Operating systems for PCs and Laptops now free just like for Tablets and Smartphones

Apple will not charge for the latest big operating system upgrade, Mac OS X 10.9 Mavericks, breaking from a tradition that goes back 16 years and shining a light on a long-unfolding reversal in how tech profits are made. Eighteen years ago, the tech industry’s dominant company made nearly half its revenue selling OS licenses. Now, as Apple just confirmed, the prices of OS licenses are headed towards zilch.
 
Prices of Apple’s Mac OS X have long been on the wane. After four releases that cost $129, Apple dropped the operating system’s upgrade price to $29 with 2009’s OS X 10.6 Snow Leopard, and then to $19 with last year’s OS X 10.8 Mountain Lion. 
 
Just last week, Microsoft announced that, much like Apple, it would not charge consumers who upgrade their machines to the latest version of Windows, version 8.1.
 
Smartphones and tablets have left traditional computers in the dust, and their operating systems and apps are overwhelmingly free.
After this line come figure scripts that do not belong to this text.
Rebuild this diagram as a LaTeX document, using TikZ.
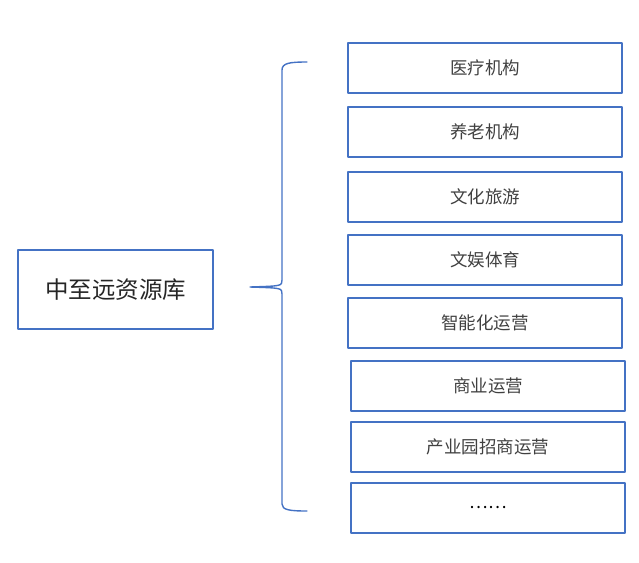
\documentclass[tikz,border=0pt]{standalone}
\usepackage{fontspec}
\newfontfamily\cjk{Noto Sans CJK SC}
\usepackage{tikz}
\definecolor{boxblue}{HTML}{4472C4}
\definecolor{txtgray}{HTML}{404040}
\tikzset{
  itembox/.style={draw=boxblue, line width=1.4pt, minimum width=274pt, minimum height=50pt,
    inner sep=0pt, text=txtgray, font=\cjk\fontsize{17.5pt}{20pt}\selectfont},
  rootbox/.style={draw=boxblue, line width=1.4pt, minimum width=195pt, minimum height=79pt,
    inner sep=0pt, text=black!85, font=\cjk\fontsize{23.5pt}{26pt}\selectfont},
}
\begin{document}
\begin{tikzpicture}[line cap=round,line join=round, x=1pt,y=-1pt]
\useasboundingbox (0,0) rectangle (639,562);
\node [rootbox] (root) at (115.5,289.5) {中至远资源库};
\node [itembox] (medical) at (485,68) {医疗机构};
\node [itembox] (elderly) at (485,132) {养老机构};
\node [itembox] (tourism) at (485,197) {文化旅游};
\node [itembox] (sports) at (485,260) {文娱体育};
\node [itembox] (smart) at (485,323) {智能化运营};
\node [itembox] (commerce) at (488,386) {商业运营};
\node [itembox] (park) at (488,447) {产业园招商运营};
\node [itembox] (more) at (488,508) {\textcolor{black}{……}};
% brace
\coordinate (bracetop) at (307,62);
\coordinate (bracetip) at (250,287);
\coordinate (bracebot) at (307,511);
\draw [boxblue, line width=1.4pt] (bracetop) .. controls (290,62) and (282,63) .. (282,70)
  -- (282,280) .. controls (282,286) .. (bracetip)
  .. controls (282,288) .. (282,294) -- (282,504)
  .. controls (282,510) and (290,511) .. (bracebot);
\end{tikzpicture}
\end{document}
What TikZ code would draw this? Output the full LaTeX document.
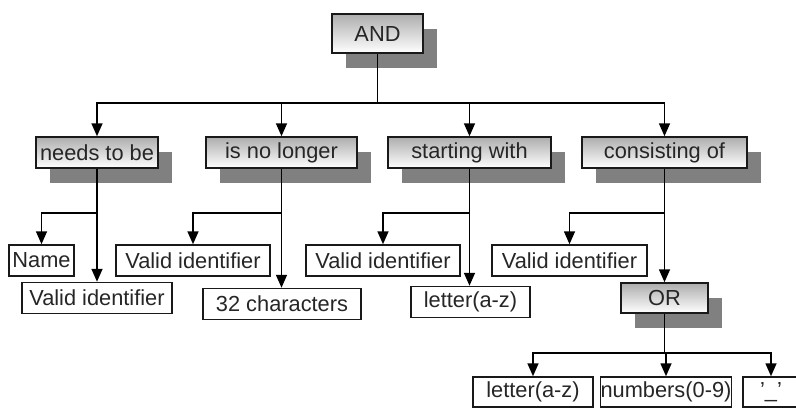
\documentclass[tikz,border=0pt]{standalone}
\usepackage{fontspec}
\setmainfont{Liberation Sans}
\usetikzlibrary{arrows.meta,shadows}

\tikzset{
  box/.style={draw=black!90, line width=1.5pt, inner sep=0pt,
    minimum height=31pt, text=black!85,
    font=\fontsize{21.8}{24}\selectfont},
  leaf/.style={box, fill=white},
  gate/.style={box,
    top color=black!32, bottom color=white,
    drop shadow={shadow xshift=14pt, shadow yshift=-15pt,
      fill=black!50, opacity=1}},
  link/.style={line width=1.6pt, draw=black},
  arr/.style={link, -{Triangle[width=11pt,length=13pt]}}
}

\begin{document}
\begin{tikzpicture}[x=1pt,y=-1pt]
\useasboundingbox (0,0) rectangle (796,408);

% top operator
\node[gate, minimum width=91pt, minimum height=39pt] (and) at (377.5,33.5) {AND};

% second row
\node[gate, minimum width=122pt] (needs) at (97,152.5)    {needs to be};
\node[gate, minimum width=151pt] (nolong) at (281.5,152.5) {is no longer};
\node[gate, minimum width=163pt] (start) at (469.5,152.5) {starting with};
\node[gate, minimum width=165pt] (consist) at (664.5,152.5) {consisting of};

% leaves of each clause
\node[leaf, minimum width=65pt]  (name) at (41.5,260.5) {Name};
\node[leaf, minimum width=150pt] (vi1)  at (97,298)     {Valid identifier};
\node[leaf, minimum width=154pt] (vi2)  at (193,260.5)  {Valid identifier};
\node[leaf, minimum width=158pt] (chars) at (282,304)   {32 characters};
\node[leaf, minimum width=154pt] (vi3)  at (383,260.5)  {Valid identifier};
\node[leaf, minimum width=119pt] (let1) at (470.5,302)  {letter(a-z)};
\node[leaf, minimum width=155pt] (vi4)  at (569.5,260.5) {Valid identifier};
\node[gate, minimum width=87pt, minimum height=30pt] (or) at (664.5,298) {OR};

% alternatives under OR
\node[leaf, minimum width=120pt, minimum height=30pt] (let2) at (533,392)  {letter(a-z)};
\node[leaf, minimum width=130pt, minimum height=30pt] (nums) at (666,392)  {numbers(0-9)};
\node[leaf, minimum width=56pt,  minimum height=30pt] (uscore) at (771,392) {'\_'};

% junction points
\coordinate (jand) at (377.5,103);
\coordinate (jneeds) at (97,213);
\coordinate (jnolong) at (281.5,213);
\coordinate (jstart) at (469.5,213);
\coordinate (jconsist) at (664.5,213);
\coordinate (jor) at (664.5,353);

% AND fan-out
\draw[link] (and.south) -- (jand);
\draw[arr] (jand) -| (needs.north);
\draw[arr] (jand) -| (nolong.north);
\draw[arr] (jand) -| (start.north);
\draw[arr] (jand) -| (consist.north);

% needs to be
\draw[arr] (needs.south) -- (vi1.north);
\draw[arr] (jneeds) -| (name.north);

% is no longer
\draw[arr] (nolong.south) -- (nolong.south |- chars.north);
\draw[arr] (jnolong) -| (vi2.north);

% starting with
\draw[arr] (start.south) -- (start.south |- let1.north);
\draw[arr] (jstart) -| (vi3.north);

% consisting of
\draw[arr] (consist.south) -- (or.north);
\draw[arr] (jconsist) -| (vi4.north);

% OR fan-out
\draw[link] (or.south) -- (jor);
\draw[arr] (jor) -| (let2.north);
\draw[arr] (jor) -| (nums.north);
\draw[arr] (jor) -| (uscore.north);
\end{tikzpicture}
\end{document}
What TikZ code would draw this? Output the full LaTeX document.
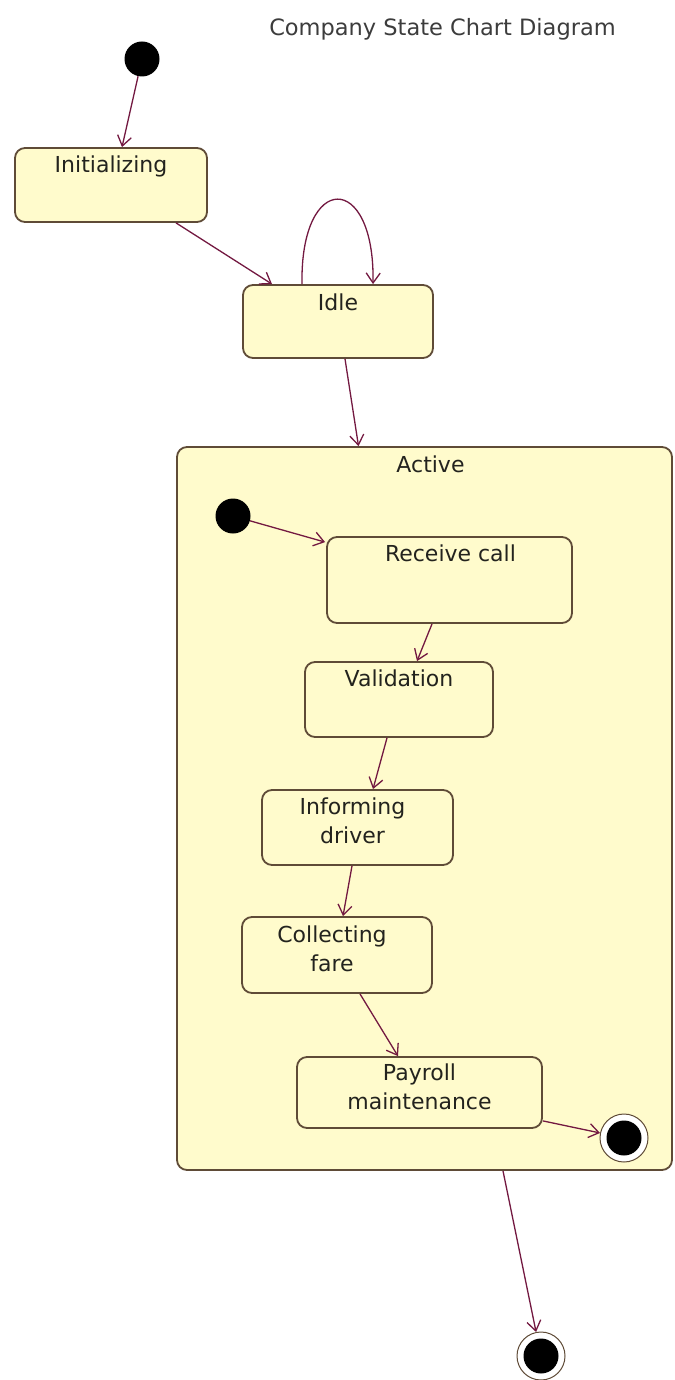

Upgrades to Apple’s iOS platform — which powers the company’s iPads tablets and iPhones — have long been free, as have new versions of Google’s Android mobile OS.
 
Microsoft’s OS sales once generated 47 percent of its revenue, but they contributed just 25 percent last year on decelerating Windows licensing (and even that figure is inflated by ad revenue from Windows Live). In response, Microsoft is restructuring as a “devices and services” business — meaning a company that sells hardware like the Xbox and web services like Azure. In other words, it’s becoming more like Apple. Apple isn’t really a software company. It makes software and services that run on its own hardware devices.